Essas descobertas vão de encontro a outro estudo publicado recentemente na Environmental Research, que constatou que as populações indígenas da Amazônia têm duas vezes mais chances de morrer prematuramente devido a incêndios florestais do que outras populações sul-americanas. Segundo os pesquisadores, as partículas de fumaça espalhadas pelo vento são responsáveis por duas mortes prematuras a cada 100 mil pessoas por ano na América do Sul, proporção que dobra nas comunidades indígenas.
Brasil: obras polêmicas
No Brasil, os povos originários estão preocupados com a possível construção da Ferrogrão, projeto ferroviário de mil quilômetros para transportar soja e milho do Mato Grosso ao Pará. A rota planejada atravessará territórios indígenas, passando pelo Parque Nacional do Jamanxim, no Pará.
Apoiado por Lula, o projeto foi descrito como “antiambiental” por ativistas, embora o presidente tenha prometido colocar as questões ambientais e a proteção da Amazônia no centro de seu governo. “Vamos demonstrar mais uma vez ser possível gerar riqueza sem destruir o meio ambiente”, disse ele em campanha.
A Ferrogrão foi proposta em 2016, durante o governo de Dilma Rousseff, mas não seguiu adiante. Como demonstração de apoio ao setor agrícola, agora Lula tenta tornar o projeto realidade. Por enquanto, disputas legais barram o início das obras.

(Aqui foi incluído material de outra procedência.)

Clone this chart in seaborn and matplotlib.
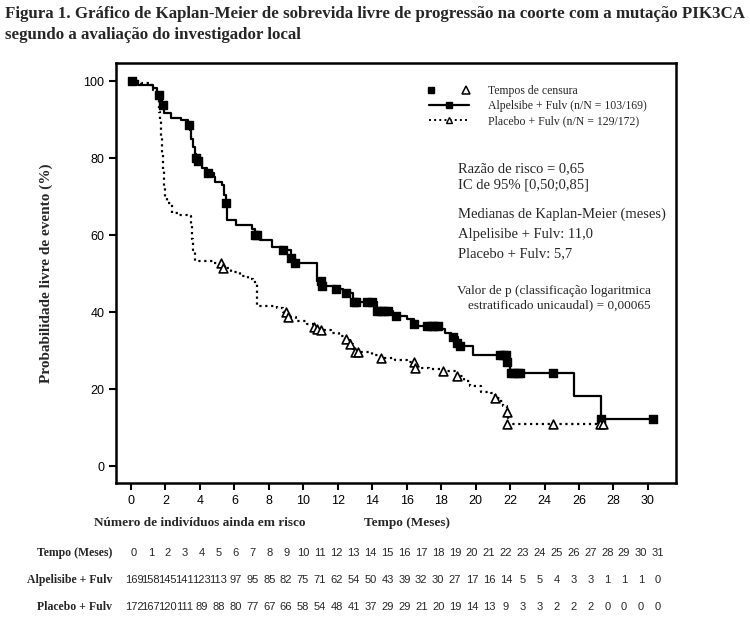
import numpy as np
import matplotlib
matplotlib.use("Agg")
import matplotlib.pyplot as plt
import seaborn as sns
from matplotlib.lines import Line2D
from matplotlib.legend_handler import HandlerTuple

# estilo
sns.set_theme(style="ticks")
plt.rcParams['font.family'] = ['Liberation Sans', 'DejaVu Sans']
SERIF = ['Liberation Serif', 'DejaVu Serif']
NARROW = ['Liberation Sans Narrow', 'Liberation Sans', 'DejaVu Sans']

# curva Alpelisibe + Fulv (tempo em meses, sobrevida %)
alp_t = [0, 0.4, 1.3, 1.5, 1.6, 1.7, 1.8, 1.9, 2.3, 2.9, 3.3, 3.4, 3.5, 3.6, 3.7, 3.8, 3.9,
         4.1, 4.4, 4.8, 4.9, 5.3, 5.4, 5.5, 5.6, 6.1, 7.0, 7.2, 7.5, 8.2, 8.8, 9.3, 9.5,
         10.8, 11.1, 11.9, 12.3, 12.5, 12.9, 14.3, 15.2, 15.4, 16.0, 16.4, 16.6, 18.0,
         18.2, 18.6, 19.0, 19.2, 19.85, 21.8, 22.0, 25.7, 27.3, 30.3]
alp_s = [100, 99, 98.1, 97, 96.4, 95, 93.8, 91.6, 90.3, 89.9, 88.6, 87.3, 85, 83, 81, 80, 79.2,
         77.5, 76.1, 75.2, 73.9, 73, 70.5, 68.3, 64, 62.7, 61.5, 60, 58.8, 57, 56.2, 54, 52.8,
         48, 46.7, 46, 45.5, 45, 42.5, 40.2, 39.5, 39, 38.2, 37, 36.4, 35.5,
         34.5, 33.5, 32, 31.1, 28.8, 27, 24.1, 18.2, 12.2, 12.2]

# censuras Alpelisibe
alp_ct = [0.05, 1.6, 1.85, 3.35, 3.8, 3.9, 4.45, 5.5, 7.2, 7.3, 8.8, 9.3, 9.5, 11.0, 11.1,
          11.9, 12.5, 12.95, 13.05, 13.7, 14.0, 14.3, 14.5, 14.7, 14.9, 15.4, 16.4, 17.2,
          17.4, 17.6, 17.8, 18.7, 18.9, 19.1, 21.4, 21.6, 21.75, 21.85, 22.05, 22.25, 22.45,
          22.6, 24.5, 27.3, 30.3]
alp_cs = [100, 96.4, 93.8, 88.6, 80, 79.2, 76.1, 68.3, 60, 60, 56.2, 54, 52.8, 48, 46.7,
          46, 45, 42.5, 42.5, 42.5, 42.5, 40.2, 40.2, 40.2, 40.2, 39, 37, 36.4,
          36.4, 36.4, 36.4, 33.5, 32, 31.1, 28.8, 28.8, 28.8, 27, 24.1, 24.1, 24.1,
          24.1, 24.1, 12.2, 12.2]

# curva Placebo + Fulv
pla_t = [0, 0.6, 1.1, 1.3, 1.5, 1.6, 1.65, 1.7, 1.75, 1.8, 1.85, 1.9, 2.0, 2.1, 2.4, 2.8,
         3.3, 3.5, 3.55, 3.6, 3.7, 4.8, 5.3, 5.8, 6.3, 6.8, 7.1, 7.3, 8.5, 8.8, 9.1, 9.6,
         10.2, 10.6, 11.0, 11.6, 12.1, 12.5, 12.7, 12.9, 13.1, 14.0, 14.5, 15.3, 16.0,
         16.5, 17.3, 18.1, 18.9, 19.3, 19.7, 20.3, 20.9, 21.1, 21.4, 21.6, 21.8, 21.9, 27.4]
pla_s = [100, 99.4, 99, 97.7, 96, 94.2, 92, 89.9, 85.5, 81.3, 77, 72.6, 70, 68.3, 65.7, 65.3,
         64.9, 62.3, 59, 56, 53.2, 52.8, 51.5, 50.5, 49.5, 48.5, 47.7, 41.5, 41, 40, 38.6, 37.8,
         37, 36, 35.3, 34.5, 33.8, 32.9, 31.7, 30.5, 29.5, 28.9, 28.2, 27.5, 27,
         25.6, 25.2, 24.7, 23.3, 22, 20.8, 19.2, 18.9, 17.6, 16.9, 15.7, 14, 10.9, 10.9]

# censuras Placebo
pla_ct = [5.2, 5.35, 9.0, 9.1, 10.6, 10.8, 11.0, 12.5, 12.7, 13.0, 13.15, 14.5, 16.4, 16.5,
          18.1, 18.9, 21.1, 21.8, 21.8, 24.5, 27.2, 27.4]
pla_cs = [52.8, 51.5, 40, 38.6, 36, 35.6, 35.3, 32.9, 31.7, 29.5, 29.5, 28.2, 27, 25.6,
          24.7, 23.3, 17.6, 14, 10.9, 10.9, 10.9, 10.9]

# tabela de número em risco
risk_months = list(range(32))
alp_risk = [169, 158, 145, 141, 123, 113, 97, 95, 85, 82, 75, 71, 62, 54, 50, 43, 39, 32,
            30, 27, 17, 16, 14, 5, 5, 4, 3, 3, 1, 1, 1, 0]
pla_risk = [172, 167, 120, 111, 89, 88, 80, 77, 67, 66, 58, 54, 48, 41, 37, 29, 29, 21,
            20, 19, 14, 13, 9, 3, 3, 2, 2, 2, 0, 0, 0, 0]

W, H = 750, 635
fig = plt.figure(figsize=(7.5, 6.35), dpi=100)
ax = fig.add_axes([116 / W, 1 - 483 / H, 560 / W, 420 / H])

sns.lineplot(x=alp_t, y=alp_s, drawstyle='steps-post', estimator=None, color='black',
             lw=1.6, ax=ax)
sns.lineplot(x=pla_t, y=pla_s, drawstyle='steps-post', estimator=None, color='black',
             lw=1.6, linestyle=':', ax=ax)
ax.scatter(alp_ct, alp_cs, marker='s', s=30, color='black', zorder=3)
ax.scatter(pla_ct, pla_cs, marker='^', s=40, facecolors='white', edgecolors='black',
           linewidths=1.2, zorder=3)

ax.set_xlim(-0.87, 31.63)
ax.set_ylim(-4.4, 104.7)
ax.set_xticks(range(0, 31, 2))
ax.set_yticks(range(0, 101, 20))
ax.tick_params(labelsize=9, width=1.5, length=5, direction='out', colors='black')
for sp in ax.spines.values():
    sp.set_linewidth(1.8)
    sp.set_color('black')
ax.set_ylabel('Probabilidade livre de evento (%)', family=SERIF, fontweight='bold',
              fontsize=11, labelpad=22)
ax.set_xlabel('')

# legenda
h_cens = (Line2D([], [], marker='s', ls='none', color='black', ms=4),
          Line2D([], [], marker='^', ls='none', mfc='white', mec='black', ms=6, mew=1.1))
h_alp = Line2D([], [], color='black', lw=1.6, marker='s', ms=5)
h_pla = Line2D([], [], color='black', lw=1.4, ls=':', marker='^', ms=5, mfc='white', mec='black')
ax.legend([h_cens, h_alp, h_pla],
          ['Tempos de censura', 'Alpelsibe + Fulv (n/N = 103/169)',
           'Placebo + Fulv (n/N = 129/172)'],
          handler_map={tuple: HandlerTuple(ndivide=None, pad=2.5)},
          loc='upper left', bbox_to_anchor=(0.55, 0.958), frameon=False,
          prop={'family': SERIF, 'size': 8.5}, handlelength=3.4, handletextpad=1.6,
          labelspacing=0.25, borderaxespad=0)

# anotações
ax.text(0.61, 0.764, 'Razão de risco = 0,65\nIC de 95% [0,50;0,85]', transform=ax.transAxes,
        family=SERIF, fontsize=10.5, va='top', linespacing=1.3)
ax.text(0.61, 0.655, 'Medianas de Kaplan-Meier (meses)\nAlpelisibe + Fulv: 11,0\nPlacebo + Fulv: 5,7',
        transform=ax.transAxes, family=SERIF, fontsize=10.5, va='top', linespacing=1.65)
ax.text(0.955, 0.471, 'Valor de p (classificação logaritmica\nestratificado unicaudal) = 0,00065',
        transform=ax.transAxes, family=SERIF, fontsize=9.5, va='top', ha='right',
        linespacing=1.25)

# título
fig.text(5 / W, 1 - 14 / H, 'Figura 1. Gráfico de Kaplan-Meier de sobrevida livre de progressão na coorte com a mutação PIK3CA',
         family=SERIF, fontweight='bold', fontsize=12.2, va='center')
fig.text(5 / W, 1 - 35 / H, 'segundo a avaliação do investigador local',
         family=SERIF, fontweight='bold', fontsize=12.2, va='center')

# cabeçalhos abaixo do gráfico
fig.text(200 / W, 1 - 523 / H, 'Número de indivíduos ainda em risco', family=SERIF,
         fontweight='bold', fontsize=9.5, ha='center', va='center')
fig.text(407 / W, 1 - 523 / H, 'Tempo (Meses)', family=SERIF, fontweight='bold',
         fontsize=9.5, ha='center', va='center')

# tabela em risco
tab = fig.add_axes([116 / W, 1 - 620 / H, 560 / W, 80 / H])
tab.set_xlim(-1.065, 32.07)
tab.set_ylim(0, 3)
tab.axis('off')
rows = [('Tempo (Meses)', risk_months), ('Alpelisibe + Fulv', alp_risk),
        ('Placebo + Fulv', pla_risk)]
for i, (label, vals) in enumerate(rows):
    yy = 2.5 - i
    tab.text(-1.3, yy, label, family=SERIF, fontweight='bold', fontsize=8.5,
             ha='right', va='center')
    for m, v in zip(risk_months, vals):
        tab.text(m, yy, str(v), family=NARROW, fontsize=8, ha='center', va='center')

fig.savefig('out.png', dpi=100)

“Minha impressão é que o Supremo Tribunal Federal aprovará o avanço desse projeto”, diz Luis Baldez, presidente da Associação Nacional dos Usuários do Transporte de Carga. Porém, diz Baldez, mesmo que seja aprovado, o projeto ainda deve enfrentar debates internos no governo, uma vez que ele traz potenciais impactos à Amazônia.
Para Márcio Astrini, do Observatório do Clima, a Ferrogrão “é uma contradição, porque acontece em um governo que afirma ter uma agenda ambiental diferente, que afirma ser um líder nessa área”.